In 2001 Ho-Chunk Inc. founded a new division, the nonprofit Ho-Chunk Community Development Corporation. This division worked to secure grants and funding for housing and business projects in and around the Winnebago reservation. In 2003 the Community Development Corporation broke ground for a large new development on the reservation, Healthy Village. The $20 million project was to be a mixture of houses, government buildings, and businesses, replacing the derelict and dilapidated structures that had been all the reservation had to offer earlier.

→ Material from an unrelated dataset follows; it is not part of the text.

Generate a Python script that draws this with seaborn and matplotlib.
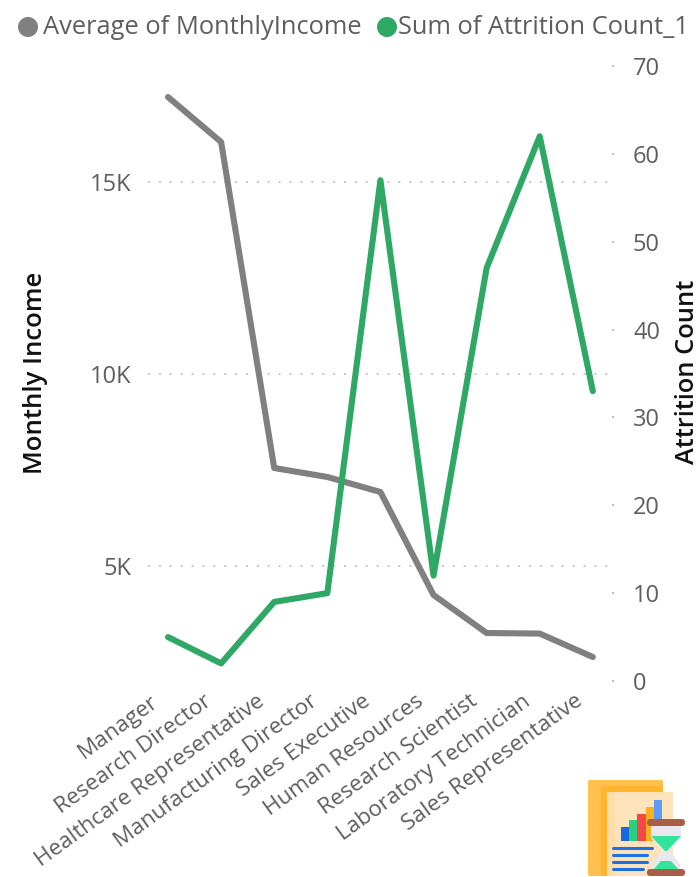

In 2003 the nonprofit arm also set up a small business incubator to help smaller ventures, such as an office supply store, get a start.

By 2004, Ho-Chunk Inc. employed around 350 people and was bringing in close to $100 million in sales. The distribution business alone brought in some $40 million. The company had clearly done what it set out to do, bringing financial independence to the Winnebago. Ho-Chunk Inc., first launched with casino money, had evolved into a complex and sophisticated business that seemed sure to last.

Principal Divisions: HCI Distribution Company; Heritage Express; AllNative.com; Indianz.com; All-Native Systems; Dynamic Homes; HCI Construction; Ho-Chunk Community Development.

Principal Competitors: Davies Oil Company, Inc.; Kugler Company; Arctic Slope Regional Corporation.